> **Rows from a dataset of charts and code**:
....................

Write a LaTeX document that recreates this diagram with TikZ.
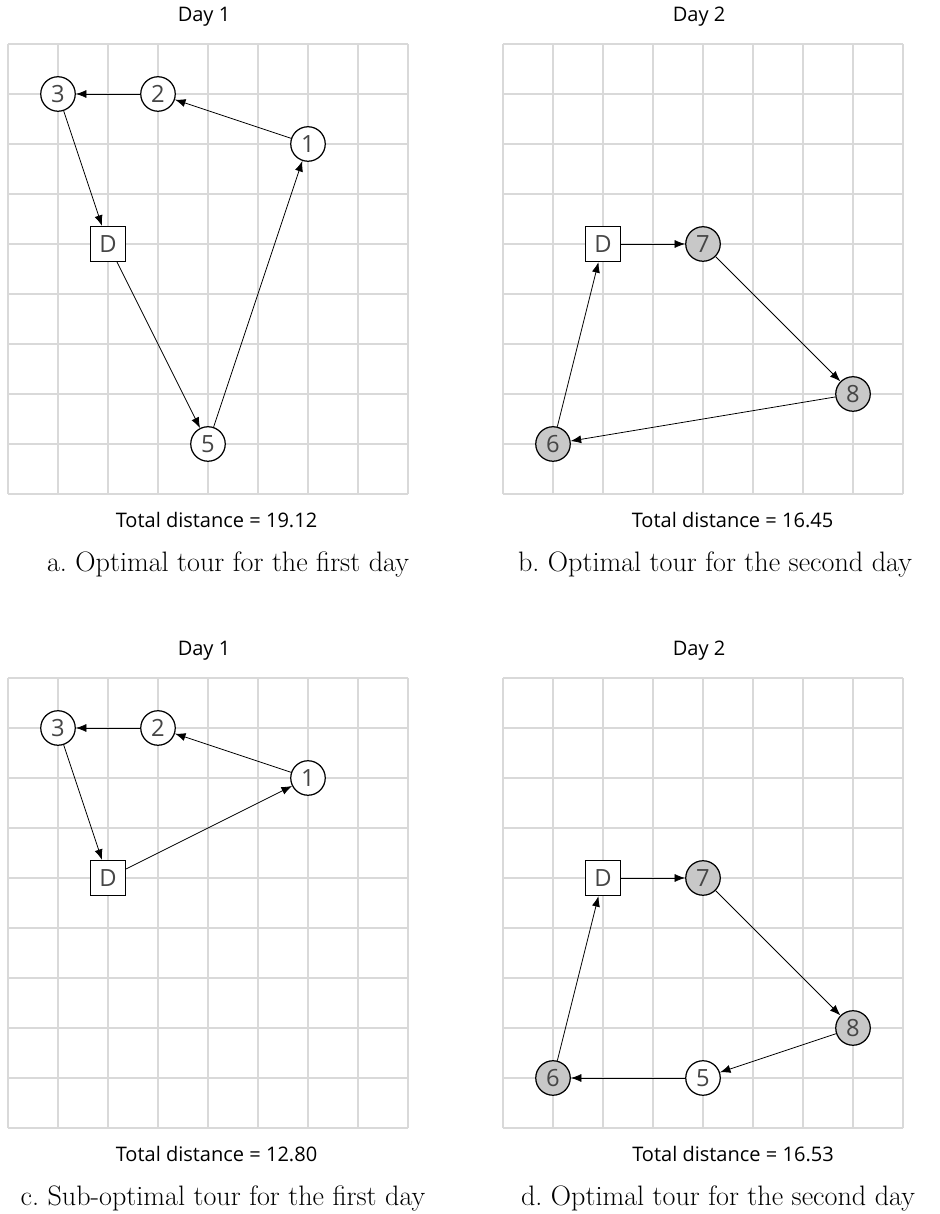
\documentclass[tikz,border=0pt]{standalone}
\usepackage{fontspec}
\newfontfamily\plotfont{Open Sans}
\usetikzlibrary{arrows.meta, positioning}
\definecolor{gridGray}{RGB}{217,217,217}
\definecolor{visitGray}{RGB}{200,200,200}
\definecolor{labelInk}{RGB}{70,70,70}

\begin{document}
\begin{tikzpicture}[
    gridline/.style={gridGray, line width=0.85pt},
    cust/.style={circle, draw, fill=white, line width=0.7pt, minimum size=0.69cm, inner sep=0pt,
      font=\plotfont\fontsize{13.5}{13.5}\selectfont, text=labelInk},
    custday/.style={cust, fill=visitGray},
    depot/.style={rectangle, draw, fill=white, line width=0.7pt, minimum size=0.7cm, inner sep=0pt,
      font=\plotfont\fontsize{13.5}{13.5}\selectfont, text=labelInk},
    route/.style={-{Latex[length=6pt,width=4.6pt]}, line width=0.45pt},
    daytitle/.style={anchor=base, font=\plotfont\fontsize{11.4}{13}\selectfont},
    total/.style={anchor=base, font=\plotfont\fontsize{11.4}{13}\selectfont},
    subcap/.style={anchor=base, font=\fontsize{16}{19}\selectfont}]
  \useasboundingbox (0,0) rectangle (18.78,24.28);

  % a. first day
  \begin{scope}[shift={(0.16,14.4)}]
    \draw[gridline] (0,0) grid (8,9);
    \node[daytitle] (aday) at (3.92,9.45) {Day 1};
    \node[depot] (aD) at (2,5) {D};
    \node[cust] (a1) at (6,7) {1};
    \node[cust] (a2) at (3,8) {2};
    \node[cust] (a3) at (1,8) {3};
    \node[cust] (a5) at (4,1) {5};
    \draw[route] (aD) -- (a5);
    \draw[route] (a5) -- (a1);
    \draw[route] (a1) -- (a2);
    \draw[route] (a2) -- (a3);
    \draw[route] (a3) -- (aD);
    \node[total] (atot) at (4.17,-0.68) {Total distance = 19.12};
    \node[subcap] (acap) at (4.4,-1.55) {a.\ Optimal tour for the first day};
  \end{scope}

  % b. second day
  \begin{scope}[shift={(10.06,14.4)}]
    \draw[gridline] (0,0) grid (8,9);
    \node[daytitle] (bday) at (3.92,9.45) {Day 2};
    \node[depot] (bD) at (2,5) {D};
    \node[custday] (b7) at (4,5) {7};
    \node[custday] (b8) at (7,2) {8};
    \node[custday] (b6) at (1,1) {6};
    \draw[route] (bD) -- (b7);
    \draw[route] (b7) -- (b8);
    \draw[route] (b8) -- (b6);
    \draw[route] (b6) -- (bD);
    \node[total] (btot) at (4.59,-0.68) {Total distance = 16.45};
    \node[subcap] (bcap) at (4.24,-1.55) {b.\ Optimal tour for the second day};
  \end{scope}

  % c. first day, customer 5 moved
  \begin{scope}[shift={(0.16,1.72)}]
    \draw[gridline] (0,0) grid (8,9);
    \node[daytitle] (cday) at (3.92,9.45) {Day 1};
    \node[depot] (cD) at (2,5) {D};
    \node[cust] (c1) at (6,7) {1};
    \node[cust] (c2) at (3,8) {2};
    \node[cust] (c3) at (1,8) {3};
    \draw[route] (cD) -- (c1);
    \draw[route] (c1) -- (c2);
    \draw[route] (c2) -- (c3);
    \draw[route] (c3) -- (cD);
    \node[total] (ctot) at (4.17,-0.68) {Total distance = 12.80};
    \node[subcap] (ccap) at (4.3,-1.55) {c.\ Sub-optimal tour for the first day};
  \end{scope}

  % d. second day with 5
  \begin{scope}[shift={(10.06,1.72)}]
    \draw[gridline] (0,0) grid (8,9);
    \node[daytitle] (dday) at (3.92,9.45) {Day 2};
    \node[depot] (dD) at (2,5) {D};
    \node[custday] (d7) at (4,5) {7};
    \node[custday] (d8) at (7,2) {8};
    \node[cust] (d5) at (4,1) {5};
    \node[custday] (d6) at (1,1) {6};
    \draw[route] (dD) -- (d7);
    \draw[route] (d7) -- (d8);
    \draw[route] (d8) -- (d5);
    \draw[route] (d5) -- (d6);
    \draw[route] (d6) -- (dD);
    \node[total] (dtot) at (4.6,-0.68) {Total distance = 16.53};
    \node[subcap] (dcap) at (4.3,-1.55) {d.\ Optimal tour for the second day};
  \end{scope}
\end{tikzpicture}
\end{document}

....................

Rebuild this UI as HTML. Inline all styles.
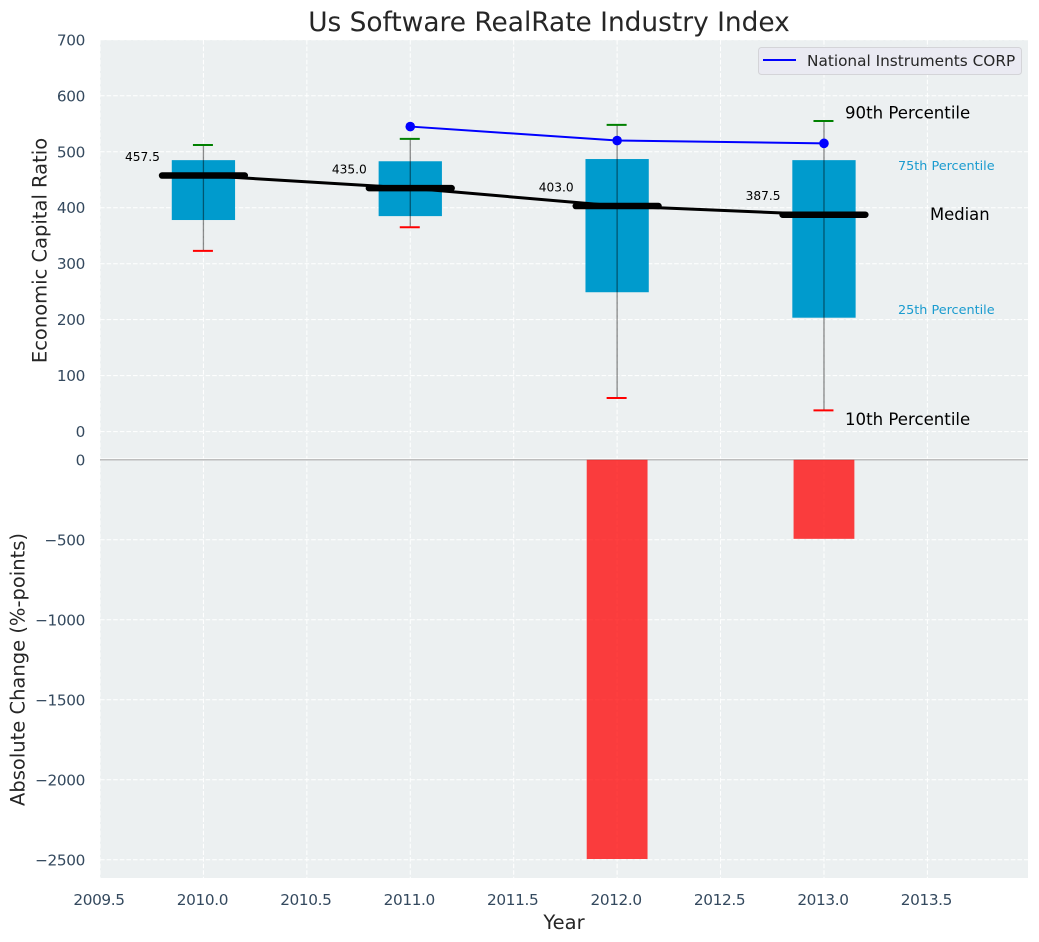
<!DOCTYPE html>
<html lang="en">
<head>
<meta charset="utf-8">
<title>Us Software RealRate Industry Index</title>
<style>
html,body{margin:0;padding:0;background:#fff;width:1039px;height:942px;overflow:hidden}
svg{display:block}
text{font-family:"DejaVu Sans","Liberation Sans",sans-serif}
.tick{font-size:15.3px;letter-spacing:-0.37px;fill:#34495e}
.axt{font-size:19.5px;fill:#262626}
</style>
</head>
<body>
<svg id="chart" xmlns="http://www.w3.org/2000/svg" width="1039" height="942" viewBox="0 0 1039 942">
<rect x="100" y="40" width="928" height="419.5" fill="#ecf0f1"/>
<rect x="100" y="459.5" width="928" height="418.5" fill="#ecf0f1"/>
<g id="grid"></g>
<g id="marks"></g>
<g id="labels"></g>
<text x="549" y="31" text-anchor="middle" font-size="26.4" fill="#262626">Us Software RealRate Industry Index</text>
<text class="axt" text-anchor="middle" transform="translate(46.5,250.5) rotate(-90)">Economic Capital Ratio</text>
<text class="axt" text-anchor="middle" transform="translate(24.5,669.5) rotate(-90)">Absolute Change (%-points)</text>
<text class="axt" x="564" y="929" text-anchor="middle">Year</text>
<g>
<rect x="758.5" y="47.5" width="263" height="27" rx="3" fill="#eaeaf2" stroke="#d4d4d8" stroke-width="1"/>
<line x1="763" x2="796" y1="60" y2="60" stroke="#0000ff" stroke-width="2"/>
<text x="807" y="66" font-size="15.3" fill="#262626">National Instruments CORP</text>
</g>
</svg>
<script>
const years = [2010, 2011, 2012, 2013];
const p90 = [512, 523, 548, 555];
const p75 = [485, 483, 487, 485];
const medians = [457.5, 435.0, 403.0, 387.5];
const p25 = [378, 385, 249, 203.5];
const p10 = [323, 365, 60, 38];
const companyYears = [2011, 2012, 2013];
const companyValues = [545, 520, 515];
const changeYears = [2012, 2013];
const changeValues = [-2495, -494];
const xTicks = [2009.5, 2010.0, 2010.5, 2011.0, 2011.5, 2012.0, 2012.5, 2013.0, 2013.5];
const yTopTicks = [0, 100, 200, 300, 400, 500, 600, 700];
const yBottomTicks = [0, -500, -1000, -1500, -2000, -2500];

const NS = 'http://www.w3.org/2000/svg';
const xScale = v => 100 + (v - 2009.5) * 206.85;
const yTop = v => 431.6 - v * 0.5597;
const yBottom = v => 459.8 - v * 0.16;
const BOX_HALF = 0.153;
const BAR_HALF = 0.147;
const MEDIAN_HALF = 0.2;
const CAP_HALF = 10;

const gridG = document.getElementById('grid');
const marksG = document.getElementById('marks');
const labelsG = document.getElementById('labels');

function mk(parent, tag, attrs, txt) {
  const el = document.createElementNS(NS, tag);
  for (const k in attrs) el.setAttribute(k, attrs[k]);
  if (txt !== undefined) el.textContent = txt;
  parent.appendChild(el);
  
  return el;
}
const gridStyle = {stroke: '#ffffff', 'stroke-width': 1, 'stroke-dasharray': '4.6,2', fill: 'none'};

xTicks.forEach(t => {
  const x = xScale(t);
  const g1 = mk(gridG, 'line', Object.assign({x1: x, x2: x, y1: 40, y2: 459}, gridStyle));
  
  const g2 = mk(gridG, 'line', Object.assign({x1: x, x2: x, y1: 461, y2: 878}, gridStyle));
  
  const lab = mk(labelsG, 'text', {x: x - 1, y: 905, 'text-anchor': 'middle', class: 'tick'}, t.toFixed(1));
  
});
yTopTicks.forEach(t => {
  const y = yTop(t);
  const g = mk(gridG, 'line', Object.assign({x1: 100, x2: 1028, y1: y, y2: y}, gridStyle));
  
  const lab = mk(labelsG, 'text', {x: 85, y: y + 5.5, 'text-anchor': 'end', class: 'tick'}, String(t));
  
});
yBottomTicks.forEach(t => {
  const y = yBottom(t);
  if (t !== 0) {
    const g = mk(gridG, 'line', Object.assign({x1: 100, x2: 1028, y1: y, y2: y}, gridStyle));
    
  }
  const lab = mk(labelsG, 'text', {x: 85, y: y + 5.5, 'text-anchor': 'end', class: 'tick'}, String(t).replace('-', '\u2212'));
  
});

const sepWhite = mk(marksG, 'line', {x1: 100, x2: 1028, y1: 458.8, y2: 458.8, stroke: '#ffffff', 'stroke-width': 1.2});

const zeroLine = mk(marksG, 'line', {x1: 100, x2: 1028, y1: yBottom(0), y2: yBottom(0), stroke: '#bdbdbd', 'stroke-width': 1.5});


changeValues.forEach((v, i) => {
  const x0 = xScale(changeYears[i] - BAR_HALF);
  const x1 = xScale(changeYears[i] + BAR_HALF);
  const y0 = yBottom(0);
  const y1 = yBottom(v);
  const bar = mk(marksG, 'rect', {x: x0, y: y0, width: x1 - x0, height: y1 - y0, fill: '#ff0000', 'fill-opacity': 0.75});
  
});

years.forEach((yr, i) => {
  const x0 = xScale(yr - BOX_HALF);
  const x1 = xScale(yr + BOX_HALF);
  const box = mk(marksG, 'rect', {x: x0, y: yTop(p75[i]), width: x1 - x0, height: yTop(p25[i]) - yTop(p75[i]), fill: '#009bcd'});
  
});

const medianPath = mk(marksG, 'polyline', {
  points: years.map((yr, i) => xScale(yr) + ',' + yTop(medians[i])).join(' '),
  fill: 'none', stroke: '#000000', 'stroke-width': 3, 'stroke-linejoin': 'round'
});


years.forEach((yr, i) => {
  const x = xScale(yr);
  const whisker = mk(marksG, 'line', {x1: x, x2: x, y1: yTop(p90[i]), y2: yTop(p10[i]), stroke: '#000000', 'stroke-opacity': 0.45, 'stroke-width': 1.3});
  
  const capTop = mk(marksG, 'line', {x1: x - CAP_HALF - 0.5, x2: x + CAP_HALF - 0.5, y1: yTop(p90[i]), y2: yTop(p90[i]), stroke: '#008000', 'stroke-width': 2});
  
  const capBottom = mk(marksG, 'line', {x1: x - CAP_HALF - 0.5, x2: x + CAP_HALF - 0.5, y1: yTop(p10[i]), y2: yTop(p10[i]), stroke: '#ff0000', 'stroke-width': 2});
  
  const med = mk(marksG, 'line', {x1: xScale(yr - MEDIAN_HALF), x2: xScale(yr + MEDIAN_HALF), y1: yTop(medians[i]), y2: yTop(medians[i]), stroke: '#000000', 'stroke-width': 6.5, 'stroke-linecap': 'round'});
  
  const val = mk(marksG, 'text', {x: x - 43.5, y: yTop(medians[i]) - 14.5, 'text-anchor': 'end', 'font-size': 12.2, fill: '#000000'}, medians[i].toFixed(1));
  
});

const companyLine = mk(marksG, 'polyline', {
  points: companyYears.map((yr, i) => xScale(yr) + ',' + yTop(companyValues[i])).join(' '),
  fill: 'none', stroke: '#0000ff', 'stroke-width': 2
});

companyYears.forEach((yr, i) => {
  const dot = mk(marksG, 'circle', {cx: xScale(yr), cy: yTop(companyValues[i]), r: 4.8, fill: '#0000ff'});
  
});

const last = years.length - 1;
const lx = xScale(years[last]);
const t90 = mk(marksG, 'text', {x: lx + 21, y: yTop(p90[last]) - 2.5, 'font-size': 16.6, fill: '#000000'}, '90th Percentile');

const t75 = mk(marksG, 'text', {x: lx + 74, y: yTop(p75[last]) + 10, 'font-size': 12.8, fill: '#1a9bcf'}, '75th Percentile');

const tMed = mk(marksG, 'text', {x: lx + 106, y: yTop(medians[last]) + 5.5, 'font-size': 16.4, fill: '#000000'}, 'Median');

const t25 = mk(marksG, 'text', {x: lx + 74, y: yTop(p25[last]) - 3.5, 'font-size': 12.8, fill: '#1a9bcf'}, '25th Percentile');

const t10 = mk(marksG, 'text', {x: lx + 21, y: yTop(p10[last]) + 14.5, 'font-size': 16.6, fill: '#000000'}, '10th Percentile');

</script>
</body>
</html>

....................

Pick out the lines containing the string "with".

> **WORKED ANSWER**:
Write a LaTeX document that recreates this diagram with TikZ.
  % d. second day with 5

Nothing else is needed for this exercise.